Voices in Harmony (VIH), is an all-volunteer, 80+ voice male a cappella chorus. Known for its mastery of technically demanding close harmony, its diverse repertoire encompasses music from the classics to jazz, contemporary to patriotic, pop and traditional choral selections. Voices in Harmony was founded in 2006 and is based in San Jose, California.  VIH is currently under the musical direction of Chris Hébert. Now in their 7th year, VIH has rapidly become one of the finest a cappella choruses in the world.

All members of Voices in Harmony are non-paid volunteers. A 501 (C)(3) organization, the chorus is self-sustaining through gifts, performance fees, admissions to shows, and sales of recordings and merchandise. Members of the chorus work in a myriad of professions, with backgrounds in high school music programs, church choirs, contemporary and collegiate a cappella groups.

History
In late 2005, the idea of merging the San Jose Garden City Chorus and the Bay Area Metro Pot O' Gold Chorus from Pleasanton, California, began to take shape.  The abundance of experienced singers and musical leadership from both choruses provided a strong foundation from which to grow quickly. With the merger in hand, VIH was able to secure four-time International Chorus Champion director, Dr. Greg Lyne as musical director and move him to California.

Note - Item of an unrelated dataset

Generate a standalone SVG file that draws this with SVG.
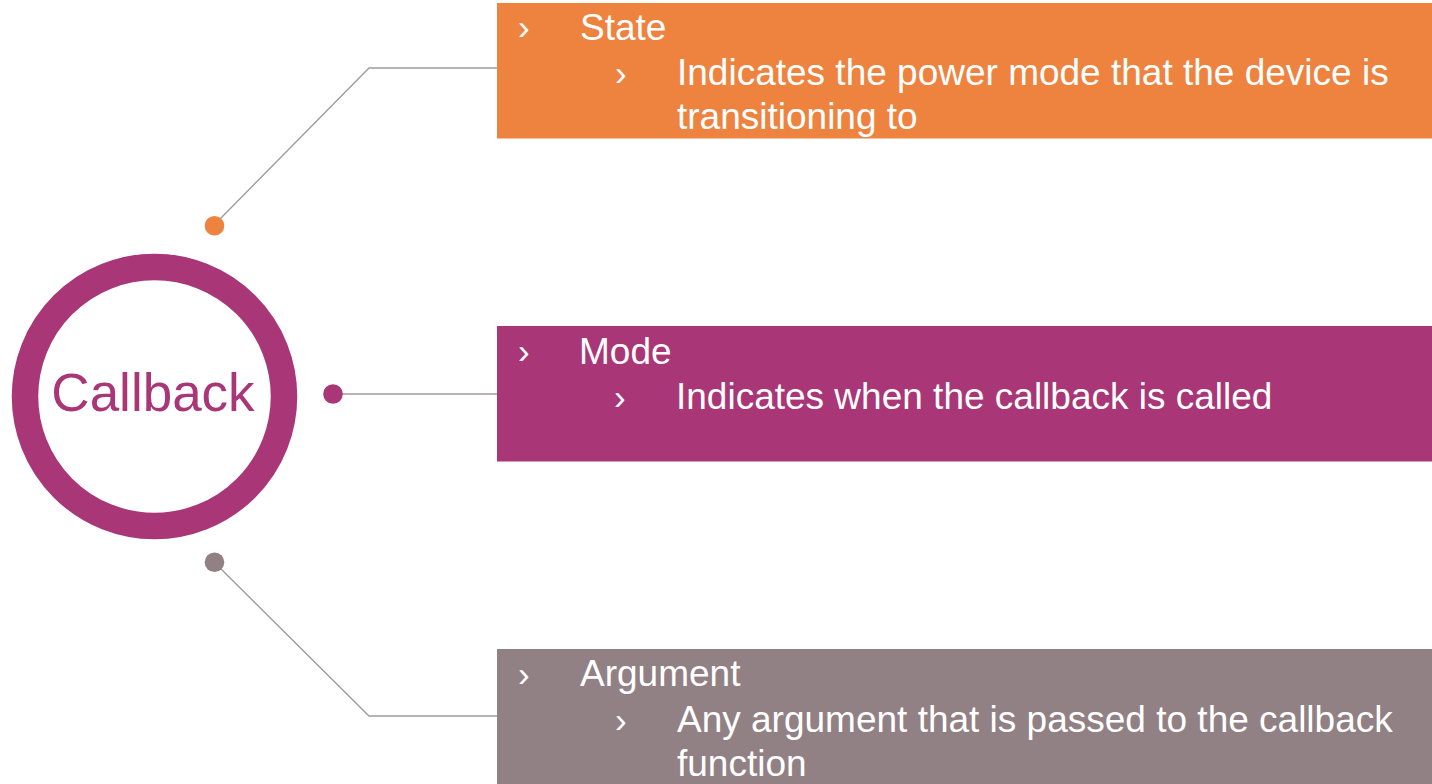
<svg xmlns="http://www.w3.org/2000/svg" width="1432" height="784" viewBox="0 0 1432 784">
  <style>
    .txt { font-family: "Liberation Sans", Arial, Helvetica, sans-serif; fill: #ffffff; font-size: 37px; }
    .bul { font-family: "Liberation Sans", Arial, Helvetica, sans-serif; fill: #ffffff; font-size: 35px; }
    .conn { fill: none; stroke: #a39a9c; stroke-width: 1.4; }
    .title { font-family: "Liberation Sans", Arial, Helvetica, sans-serif; font-size: 53px; fill: #a93676; }
  </style>
  <rect width="1432" height="784" fill="#ffffff"/>

  <!-- connectors -->
  <g id="connectors">
    <polyline class="conn" points="219,220 369,68 497,68"/>
    <line class="conn" x1="340" y1="394" x2="497" y2="394"/>
    <polyline class="conn" points="219,567 369,716 497,716"/>
    <circle cx="214.5" cy="225.8" r="9.8" fill="#ee833f"/>
    <circle cx="333" cy="394" r="9.8" fill="#a93676"/>
    <circle cx="214.5" cy="562.3" r="9.8" fill="#928184"/>
  </g>

  <!-- central ring -->
  <g id="callback">
    <circle cx="154.5" cy="396.5" r="129.5" fill="none" stroke="#a93676" stroke-width="26.5"/>
    <text class="title" x="153" y="411" text-anchor="middle">Callback</text>
  </g>

  <!-- State -->
  <g id="state">
    <rect x="497" y="3" width="935" height="135.5" fill="#ee833f"/>
    <text class="bul" x="518" y="39">›</text>
    <text class="txt" x="580" y="40">State</text>
    <text class="bul" x="615" y="85">›</text>
    <text class="txt" x="677" y="85">Indicates the power mode that the device is</text>
    <text class="txt" x="677" y="129">transitioning to</text>
  </g>

  <!-- Mode -->
  <g id="mode">
    <rect x="497" y="326" width="935" height="135.5" fill="#a93676"/>
    <text class="bul" x="518" y="363">›</text>
    <text class="txt" x="579" y="363.5">Mode</text>
    <text class="bul" x="614" y="409">›</text>
    <text class="txt" x="676" y="409">Indicates when the callback is called</text>
  </g>

  <!-- Argument -->
  <g id="argument">
    <rect x="497" y="649" width="935" height="135" fill="#928184"/>
    <text class="bul" x="518" y="686">›</text>
    <text class="txt" x="580" y="686">Argument</text>
    <text class="bul" x="615" y="732">›</text>
    <text class="txt" x="677" y="732">Any argument that is passed to the callback</text>
    <text class="txt" x="677" y="776">function</text>
  </g>
</svg>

The newly combined chorus began meeting in January 2006 and competed in their first qualifying competition in April 2006, with 87 men on stage.  VIH won the contest handily, and went on to place second in the Far Western District contest in October 2006.  This earned the chorus a wild card invitation to the International contest, held in July 2007 in Denver, Colorado.  VIH placed sixth in their first-ever International contest appearance, with 103 men on stage.

Voices in Harmony again placed second in the Fall 2007 contest of the Far Western District, behind the Masters of Harmony – (7-time International Chorus Champion). At their second International appearance in Nashville, Tennessee, in July 2008, VIH won a 3rd place medal bronze with an average score of 89.7%.

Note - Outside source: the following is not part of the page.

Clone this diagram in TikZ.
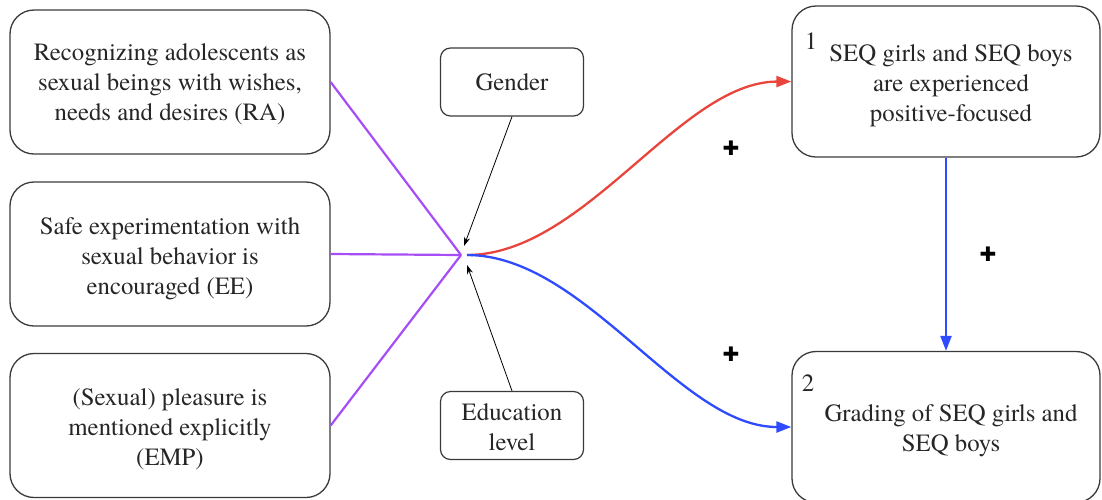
\documentclass[tikz,border=0pt]{standalone}
\usepackage{fontspec}
\newfontfamily\tnr{texgyretermes}[Extension=.otf, UprightFont=*-regular, BoldFont=*-bold]
\newfontfamily\plusfont{DejaVu Sans}
\usetikzlibrary{arrows.meta}
\definecolor{purp}{HTML}{A64DF5}
\definecolor{redc}{HTML}{E8453C}
\definecolor{bluec}{HTML}{2F4BFF}
\definecolor{edge}{HTML}{3A3A3A}
\tikzset{
  bigbox/.style={draw=edge, line width=1.3pt, rounded corners=24pt,
    minimum width=320pt, minimum height=144pt, inner sep=0pt},
  rbox/.style={draw=edge, line width=1.3pt, rounded corners=24pt,
    minimum width=308pt, minimum height=151pt, inner sep=0pt},
  smallbox/.style={draw=edge, line width=1.2pt, rounded corners=10pt,
    minimum width=143pt, minimum height=68pt, inner sep=0pt},
  txt/.style={font=\tnr\fontsize{24.8}{30}\selectfont, text=black!85, align=center, inner sep=0pt},
  plus/.style={font=\plusfont\fontsize{20}{20}\selectfont, inner sep=0pt},
  pline/.style={draw=purp, line width=2.2pt},
  thinarrow/.style={draw=black, line width=0.8pt, -{Stealth[length=9pt,width=6pt]}},
  colarrow/.style={line width=2.3pt, -{Triangle[length=15pt,width=11pt]}},
}
\begin{document}
\begin{tikzpicture}[x=1pt,y=-1pt]
\useasboundingbox (0,0) rectangle (1102,499);
\node[bigbox] (ra) at (170,82) {};
\node[txt] (ra-t) at ([yshift=-2pt]ra.center) {Recognizing adolescents as\\sexual beings with wishes,\\needs and desires (RA)};
\node[bigbox] (ee) at (170,254) {};
\node[txt] (ee-t) at ([yshift=-5pt]ee.center) {Safe experimentation with\\sexual behavior is\\encouraged (EE)};
\node[bigbox] (emp) at (170,425.5) {};
\node[txt] (emp-t) at ([yshift=-4pt]emp.center) {(Sexual) pleasure is\\mentioned explicitly\\(EMP)};
\node[smallbox] (gender) at (512,82) {};
\node[txt] (gender-t) at (gender.center) {Gender};
\node[smallbox] (edu) at (512,425.5) {};
\node[txt] (edu-t) at ([yshift=-2pt]edu.center) {Education\\level};
\coordinate (hub) at (461,255);
\coordinate (hubr) at (467,255);
\coordinate (gend) at (464,246);
\coordinate (eend) at (467,265);
\node[rbox] (seq) at (946,81.5) {};
\node[txt] (seq-t) at ([xshift=5pt,yshift=-4pt]seq.center) {SEQ girls and SEQ boys\\are experienced\\positive-focused};
\node[rbox] (grade) at (946,427) {};
\node[txt] (grade-t) at ([xshift=5pt,yshift=-4pt]grade.center) {Grading of SEQ girls and\\SEQ boys};
\node[txt] (n1) at (811,41) {1};
\node[txt] (n2) at (808,383) {2};
\draw[pline] (ra.east) -- (hub);
\draw[pline] (ee.east) -- (hub);
\draw[pline] (emp.east) -- (hub);
\draw[thinarrow] (gender.south) -- (gend);
\draw[thinarrow] (edu.north) -- (eend);
\draw[colarrow, redc] (hubr) .. controls (585,255) and (680,82) .. (seq.west);
\draw[colarrow, bluec] (hubr) .. controls (585,255) and (680,427) .. (grade.west);
\draw[colarrow, bluec] (seq.south) -- (grade.north);
\node[plus] (p1) at (731,148) {✚};
\node[plus] (p2) at (731,354) {✚};
\node[plus] (p3) at (988,254) {✚};
\end{tikzpicture}
\end{document}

The chorus won their first Far Western District chorus championship in October 2008, with an average score of 88.4%.  They represented the Far Western District at the 2009 International Chorus Contest in Anaheim, California, in July 2009, placing 8th with an average of 89.0%.

In addition to annual competitions at regional and international levels, the chorus produces a few concerts each year and also performs publicly throughout the Bay Area. Performance engagements include commercial bookings, community concerts, corporate meetings, charity events and other special events. Voices in Harmony also supports and promotes Youth in Harmony activities in bay area schools and colleges.

Voices in Harmony's first recording, Now & Then – Popular American Music from Six Decades of Classics, was released in 2008. The recording was nominated for Best Barbershop Album for the 2009 Contemporary A Cappella Recording Awards (CARA's).

In August 2009, Voices in Harmony represented the United States at the 10th Annual Russian Barbershop Festival in St Petersburg, Russia, where they taught master classes and performed multiple concerts at many different venues throughout the historical city.

Voices in Harmony again placed second in the Far Western District contest in October 2009 with an average score of 88.3% - which  qualifies them to compete at the international competition to be held in July 2010 in Philadelphia, Pennsylvania.

On June 12, 2010, Voices in Harmony performed with the GRAMMY-winning super group, The Manhattan Transfer at the historic California Theatre in downtown San Jose.

On August 28, 2012, Dr. Greg Lyne resigned as the Artistic Director of Voices in Harmony to concentrate on his world-wide coaching and clinician business, as well as directing his other chorus, Pacific Masterworks in Pleasanton, California.

After serving as Interim Director, Chris Hébert, former director of San Jose's Garden City Chorus, was named as director of Voices in Harmony in March 2013. Under his direction, Voices in Harmony will continue their pursuit of musical excellence in the Barbershop Harmony Society and the highest level of excellence as a performance chorus in the San Francisco Bay Area.